The American pollock is a shapely fish with deep, plump body (about four and one-fourth times as long as deep) tapering to a pointed nose. Pollock are always of a greenish hue, usually deep rich olive or brownish green above, paling to yellowish or smoky gray on the sides below the lateral line and to silvery gray on the belly. Small fish are darker than large ones and often more tinged with yellow on their sides.

Pollock, unlike cod and haddock, are most abundant in the coastal belt from close to land out to about the 75-fathom contour. Though pollock are seldom reported over the deep basin they are caught in fair numbers on the offshore banks. Practically all the fish that compose the shore catch are caught within 20 and most of them within 10 miles of land. The larger fish usually keep farther offshore than the small ones, and on the whole live deeper, except when pursuing some particular feed.
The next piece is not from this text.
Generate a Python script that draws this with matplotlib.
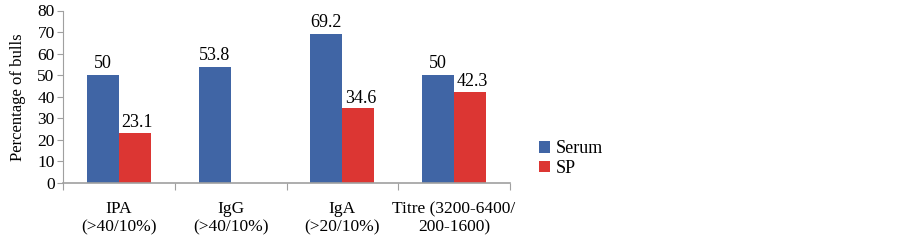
import numpy as np
import matplotlib.pyplot as plt

categories = ["IPA\n(>40/10%)", "IgG\n(>40/10%)", "IgA\n(>20/10%)", "Titre (3200-6400/\n200-1600)"]
serum = [50, 53.8, 69.2, 50]
sp = [23.1, None, 34.6, 42.3]
serum_labels = ["50", "53.8", "69.2", "50"]
sp_labels = ["23.1", "", "34.6", "42.3"]

plt.rcParams['font.family'] = ['Liberation Serif', 'DejaVu Serif']

fig = plt.figure(figsize=(9.02, 2.4), dpi=100)
ax = fig.add_axes([63 / 902, 1 - 183 / 240, (510 - 63) / 902, (183 - 10.5) / 240])

x = np.arange(len(categories))
w = 0.286
blue = "#4065a5"
red = "#dc3633"

sp_vals = [v if v is not None else 0 for v in sp]
b1 = ax.bar(x - w / 2, serum, w, color=blue, label="Serum")
b2 = ax.bar(x + w / 2, sp_vals, w, color=red, label="SP")

for i in range(len(categories)):
    ax.text(x[i] - w / 2, serum[i] + 1.5, serum_labels[i], ha="center", va="bottom", fontsize=13)
    if sp[i] is not None:
        ax.text(x[i] + w / 2 + 0.02, sp[i] + 0.8, sp_labels[i], ha="center", va="bottom", fontsize=13)

ax.set_xlim(-0.5, len(categories) - 0.5)
ax.set_ylim(0, 80)
ax.set_yticks(range(0, 81, 10))
ax.tick_params(axis="y", labelsize=12.5, length=4, color="#a0a0a0", pad=2)
ax.set_xticks(np.arange(-0.5, len(categories), 1))
ax.set_xticklabels([])
ax.tick_params(axis="x", length=5, color="#a0a0a0")
ax.set_xticks(x, minor=True)
ax.set_xticklabels(categories, minor=True, fontsize=12.5, linespacing=1.2)
ax.tick_params(axis="x", which="minor", length=0, pad=13)

for s in ["top", "right"]:
    ax.spines[s].set_visible(False)
ax.spines["left"].set_color("#a0a0a0")
ax.spines["bottom"].set_color("#a0a0a0")
ax.spines["bottom"].set_linewidth(1.2)

ax.set_ylabel("Percentage of bulls", fontsize=12, labelpad=8)

fig.legend(handles=[b1, b2], loc="upper left", bbox_to_anchor=(532 / 902, 1 - 133 / 240),
           frameon=False, fontsize=13, handlelength=0.6, handleheight=0.6,
           handletextpad=0.3, labelspacing=0.15, borderaxespad=0)

fig.savefig("out.png", dpi=100)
Pollock has always been one of the principal fish caught with hook and line, although they are also caught regularly by the line trawlers and in less amount by the otter trawlers on all the offshore fishing grounds, but as a rule the catches brought in thence are insignificant compared with those of the inshore fishery. The majority are caught at George's Bank and off Chatham.

The pollock is an active, wandering fish, living at any level between bottom and surface, often schooling like the mackerel, and sometimes gathering in bodies so large that it is on record that a purse seiner [boat with vertical net] once took 60,000 out of one school at a single set. It is a predaceous fish, feeding chiefly on small fish, and it is the local presence or absence of prey that governs the movements of the larger fish and their schooling.

The chief spawning ground for pollock is at the mouth of Massachusetts Bay. The pollock is a late autumn and early winter spawner, with the 1st of November to the middle of January covering the period of most active production for the Massachusetts Bay region.